Jim’s response: “In my opinion, they really don't know; they may not even want to know on some level. You know as well as I, these are mission-oriented folks; can do folks; failure and its introspective handmaidens are not options to them. And in a tactical mission-oriented world our military doesn't really fail very often; in a strategic military/political world such as the Mideast and Iraq, however, we simply cannot win.
”Again, as in Viet Nam, the career officer corps salutes and marches toward the sound of battle. Eventually however (and it won't be long now) it's the grunts who will begin to revolt, first in small ways (as in the 101st in late 1968, "No sir. We are not going up that hill again.) and then, quickly thereafter (As in 1973, "Fuck you, asshole.") By that time the media may get wind of things and spin it exponentially out of control. That’s what I think.”
...The pattern is so common in recent wars as to be routine. The enlisted men know that the US is losing. The officers do not know it, or refuse to know it. This will eventually have consequences.
When men die pointlessly in a war they know cannot be won and that means nothing to them, when they realize that they are dying for the egos of draft-dodging politicians safe in Washington—they will revolt. It happened before. It will happen again. But when? Next year, I'd guess.
It is important to understand that officers and enlisted men are very different animals. For example, enlisted men do things (drive the tank, repair the helicopter) whereas officers are chiefly administrators. But the important difference is psychological. Enlisted men are blue-collar guys or technicians. They carry little ideological overburden. They want to fix the tank or finish the field exercise and then go drink beer and get laid.
Above all, they are realists. If the new radio doesn’t work, or Baghdad turns out to be a tactically irresolvable nightmare, the enlisted guys feel very little urge to pretend otherwise. This is why officers do not like reporters to be alone with the troops. And they seriously don’t.
...officers can’t conclude anything but the positive. There are several reasons. Career officers, first, are politicians. You don’t get promoted by saying that the higher-ups are otherworldly incompetents. An officer’s loyalty is to his career, and to the officer corps, not to the country or to his troops. If this sounds harsh, note how seldom an active-duty officer will criticize policy, yet when he retires he may suddenly discover that said policy resulted in unnecessary deaths among the troops. Oh? Then why didn’t he say so when it would have saved lives?

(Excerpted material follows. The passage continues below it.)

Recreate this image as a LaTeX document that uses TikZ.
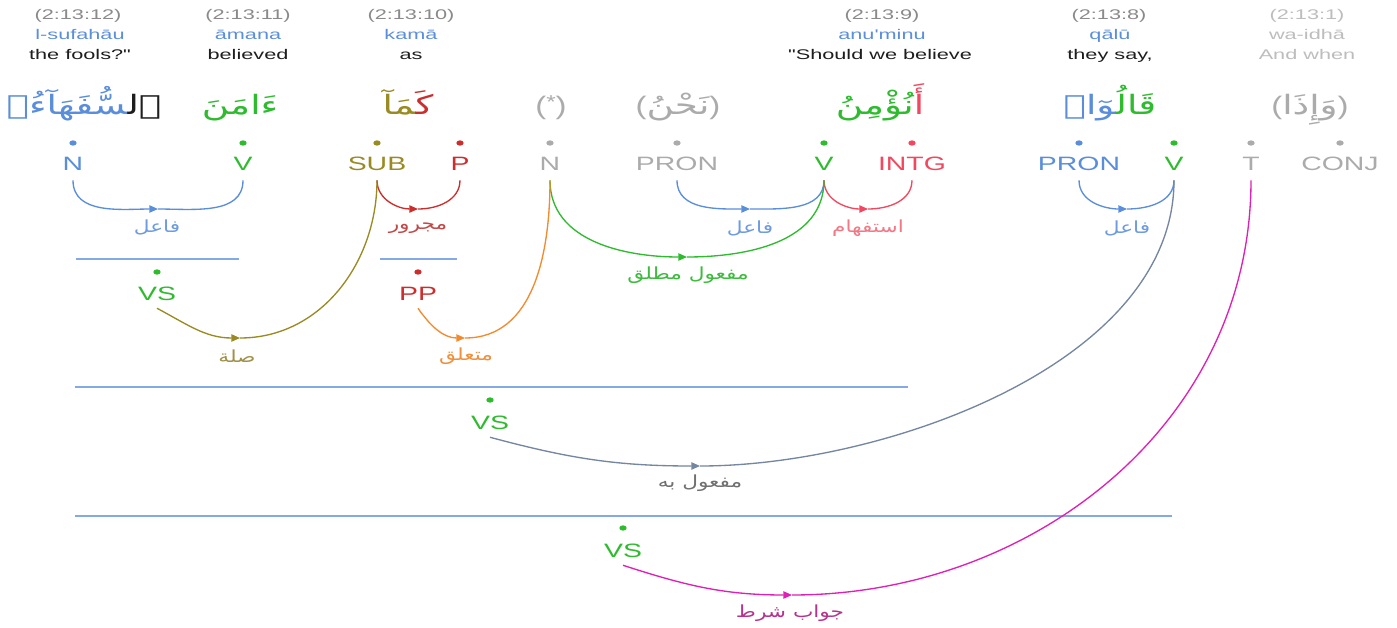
\documentclass[tikz,border=0pt]{standalone}
\usepackage{fontspec}
\usetikzlibrary{arrows.meta,shapes.geometric}
\setmainfont{Liberation Sans}
\newfontfamily\hdrfont{Liberation Sans}[FakeStretch=1.55]
\newfontfamily\tagfont{Liberation Sans}[FakeStretch=1.47]
\newfontfamily\parenfont{Liberation Sans}[FakeStretch=1.3]
\newfontfamily\arabicfont[Script=Arabic,FakeStretch=1.4]{DejaVu Sans}
\newfontfamily\arlblfont[Script=Arabic,FakeStretch=1.3]{DejaVu Sans}
\TeXXeTstate=1

\definecolor{locgray}{HTML}{8A8A8A}
\definecolor{trblue}{HTML}{5B8FDC}
\definecolor{engtxt}{HTML}{1E1E1E}
\definecolor{faint}{HTML}{BDBDBD}
\definecolor{nblue}{HTML}{5A8EDB}
\definecolor{vgreen}{HTML}{2EBB2E}
\definecolor{subolive}{HTML}{998A22}
\definecolor{pred}{HTML}{CC2E2E}
\definecolor{intgred}{HTML}{F2475E}
\definecolor{ngray}{HTML}{ABABAB}
\definecolor{orng}{HTML}{F28A2E}
\definecolor{slate}{HTML}{7486A0}
\definecolor{magen}{HTML}{E01FB5}
\definecolor{rulec}{HTML}{85A9E8}
\definecolor{lblblue}{HTML}{6E9BE0}
\definecolor{lblred}{HTML}{C24848}
\definecolor{lblpink}{HTML}{F27886}
\definecolor{lblgreen}{HTML}{3CBB3C}
\definecolor{lblolive}{HTML}{A0914A}
\definecolor{lblorange}{HTML}{F0903C}
\definecolor{lblgray}{HTML}{707070}
\definecolor{lblmagenta}{HTML}{B5338C}

% one right-to-left run
\newcommand{\ar}[1]{\beginR#1\endR}
% a coloured right-to-left piece of a word
\newcommand{\seg}[2]{{\color{#1}\ar{#2}}}
% Latin brackets round a bracketed Arabic word
\newcommand{\lpar}{{\parenfont\fontsize{19}{22}\selectfont(}}
\newcommand{\rpar}{{\parenfont\fontsize{19}{22}\selectfont)}}

\begin{document}
\begin{tikzpicture}[x=0.75pt,y=-0.75pt,
  loc/.style={font=\hdrfont\fontsize{10.5}{12}\selectfont, text=locgray, inner sep=0, anchor=base},
  translit/.style={font=\hdrfont\fontsize{10.5}{12}\selectfont, text=trblue, inner sep=0, anchor=base},
  transl/.style={font=\hdrfont\fontsize{10.5}{12}\selectfont, text=engtxt, inner sep=0, anchor=base},
  word/.style={font=\arabicfont\fontsize{20}{24}\selectfont, inner sep=0, anchor=base},
  tag/.style={font=\tagfont\fontsize{14.5}{16}\selectfont, inner sep=0, anchor=base, text depth=7.5pt},
  dot/.style={ellipse, minimum width=5.5pt, minimum height=4pt, inner sep=0, draw=none},
  lbl/.style={font=\arlblfont\fontsize{12.5}{14}\selectfont, inner sep=0},
  link/.style={line width=1pt},
  tip/.style={-{Triangle[length=6.5pt,width=5.5pt]}},
  rule/.style={draw=rulec, line width=1.1pt}]

\fill[white] (0,0) rectangle (1397,628);
\useasboundingbox (0,0) rectangle (1397,628);

% ---- header: location, transliteration, translation ----
\node[loc] (loc12) at (78,20) {(2:13:12)};
\node[translit] (tr12) at (80,40) {l-sufahāu};
\node[transl] (en12) at (80,60) {the fools?"};

\node[loc] (loc11) at (248,20) {(2:13:11)};
\node[translit] (tr11) at (248,40) {āmana};
\node[transl] (en11) at (248,60) {believed};

\node[loc] (loc10) at (411,20) {(2:13:10)};
\node[translit] (tr10) at (411,40) {kamā};
\node[transl] (en10) at (411,60) {as};

\node[loc] (loc9) at (882,20) {(2:13:9)};
\node[translit] (tr9) at (882,40) {anu'minu};
\node[transl] (en9) at (880,60) {"Should we believe};

\node[loc] (loc8) at (1109,20) {(2:13:8)};
\node[translit] (tr8) at (1110,40) {qālū};
\node[transl] (en8) at (1110,60) {they say,};

\node[loc, text=faint] (loc1) at (1307,20) {(2:13:1)};
\node[translit, text=faint] (tr1) at (1307,40) {wa-idhā};
\node[transl, text=faint] (en1) at (1307,60) {And when};

% ---- Arabic words (pieces set left to right, each joined by ZWJ) ----
\node[word] (w12) at (84,114) {\seg{nblue}{^^^^200dسُّفَهَآءُۗ}\seg{engtxt}{ٱل^^^^200d}};
\node[word, text=vgreen] (w11) at (240,114) {\ar{ءَامَنَ}};
\node[word] (w10) at (408,114) {\seg{subolive}{^^^^200dمَآ}\seg{pred}{كَ^^^^200d}};
\node[word, text=ngray] (wstar) at (551,114) {\lpar{\parenfont\fontsize{14}{16}\selectfont\raisebox{4pt}{*}}\rpar};
\node[word, text=ngray] (wpron) at (678,114) {\lpar\ar{نَحْنُ}\rpar};
\node[word] (w9) at (880,114) {\seg{vgreen}{نُؤْمِنُ}\seg{intgred}{أَ}};
\node[word] (w8) at (1110,114) {\seg{nblue}{^^^^200dوٓا۟}\seg{vgreen}{قَالُ^^^^200d}};
\node[word, text=ngray] (w1) at (1310,114) {\lpar\ar{وَإِذَا}\rpar};

% ---- part-of-speech tags and their dots ----
\foreach \nm/\x/\t/\c in {n12/73/N/nblue, v11/243/V/vgreen, sub/377/SUB/subolive,
    p/460/P/pred, nh/550/N/ngray, pr9/677/PRON/ngray, v9/824/V/vgreen,
    intg/912/INTG/intgred, pr8/1079/PRON/nblue, v8/1174/V/vgreen,
    t1/1251/T/ngray, conj/1340/CONJ/ngray}{
  \node[tag, text=\c] (\nm) at (\x,170) {\t};
  \node[dot, fill=\c] (d\nm) at (\x,143) {};
}

% ---- phrase rules and phrase nodes ----
\draw[rule] (76,259) -- (239,259);
\draw[rule] (380,259) -- (457,259);
\draw[rule] (75,387) -- (908,387);
\draw[rule] (75,516) -- (1172,516);

\node[tag, text=vgreen, text depth=6pt] (vs1) at (157,300) {VS};
\node[dot, fill=vgreen] (dvs1) at (157,272) {};
\node[tag, text=pred, text depth=6pt] (pp) at (418,300) {PP};
\node[dot, fill=pred] (dpp) at (418,272) {};
\node[tag, text=vgreen, text depth=6pt] (vs2) at (490,429) {VS};
\node[dot, fill=vgreen] (dvs2) at (490,400) {};
\node[tag, text=vgreen, text depth=6pt] (vs3) at (623,557) {VS};
\node[dot, fill=vgreen] (dvs3) at (623,528) {};

% ---- arc midpoints (arrow positions) ----
\coordinate (m1) at (158,209);
\coordinate (m2) at (418,209);
\coordinate (m3) at (750,209);
\coordinate (m4) at (868,209);
\coordinate (m5) at (687,257);
\coordinate (m6) at (1127,209);
\coordinate (m7) at (240,338);
\coordinate (m8) at (465,338);
\coordinate (m9) at (700,466);
\coordinate (m10) at (792,595);

% ---- dependency arcs ----
\draw[link, nblue, tip] (n12.south) to[out=-90,in=180] (m1);
\draw[link, nblue] (m1) to[out=0,in=-90] (v11.south);
\node[lbl, text=lblblue] (a1) at (157,227) {\ar{فاعل}};

\draw[link, pred, tip] (sub.south) to[out=-90,in=180] (m2);
\draw[link, pred] (m2) to[out=0,in=-90] (p.south);
\node[lbl, text=lblred] (a2) at (418,228) {\ar{مجرور}};

\draw[link, nblue, tip] (pr9.south) to[out=-90,in=180] (m3);
\draw[link, nblue] (m3) to[out=0,in=-90] (v9.south);
\node[lbl, text=lblblue] (a3) at (750,228) {\ar{فاعل}};

\draw[link, intgred, tip] (v9.south) to[out=-90,in=180] (m4);
\draw[link, intgred] (m4) to[out=0,in=-90] (intg.south);
\node[lbl, text=lblpink] (a4) at (868,228) {\ar{استفهام}};

\draw[link, vgreen, tip] (nh.south) to[out=-90,in=180] (m5);
\draw[link, vgreen] (m5) to[out=0,in=-90] (v9.south);
\node[lbl, text=lblgreen] (a5) at (688,275) {\ar{مفعول مطلق}};

\draw[link, nblue, tip] (pr8.south) to[out=-90,in=180] (m6);
\draw[link, nblue] (m6) to[out=0,in=-90] (v8.south);
\node[lbl, text=lblblue] (a6) at (1127,228) {\ar{فاعل}};

\draw[link, subolive, tip] (vs1.south) to[out=-28,in=180] (m7);
\draw[link, subolive] (m7) to[out=0,in=-90] (sub.south);
\node[lbl, text=lblolive] (a7) at (237,356) {\ar{صلة}};

\draw[link, orng, tip] (pp.south) to[out=-55,in=180] (m8);
\draw[link, orng] (m8) to[out=0,in=-90] (nh.south);
\node[lbl, text=lblorange] (a8) at (466,356) {\ar{متعلق}};

\draw[link, slate, tip] (vs2.south) to[out=-15,in=180] (m9);
\draw[link, slate] (m9) to[out=0,in=-90,looseness=0.85] (v8.south);
\node[lbl, text=lblgray] (a9) at (700,483) {\ar{مفعول به}};

\draw[link, magen, tip] (vs3.south) to[out=-18,in=180] (m10);
\draw[link, magen] (m10) to[out=0,in=-90] (t1.south);
\node[lbl, text=lblmagenta] (a10) at (790,613) {\ar{جواب شرط}};

\end{tikzpicture}
\end{document}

There is a curious moral cowardice among officers. They will fly dangerous missions over Baghdad, but they won’t say that things aren’t going well. They don’t go against their herd.
Further, and I want to say this carefully, officers often are not quite adults. They can be (and usually are) smart, competent, dedicated, and physically brave, and some are exceedingly hard men. But there is a simple-mindedness about them, an aversion to the handmaidens of introspection, a certain boyishness as in kids playing soldier. A lot of make-believe goes into an officer’s world. Enlisted men, grown up, see things as they are. Officers are issued a world by the command and then live in it.
Note the heavy emphasis of the military, meaning the officer corps, on ritual and pageantry. It is adult kid-stuff. Three thousand men building a skyscraper just show up, do their jobs, and go home. The military wants its men standing in squares, precisely at attention, thumbs along the seams, with brass perfectly polished. It wants stirring music, snappy salutes, and the haunting tones of taps, “Yes sir, yes sir, three bags full, sir.” This is justified as necessary for discipline. It isn’t. A gunny sergeant has no difficulty maintaining his authority without the hoop-la.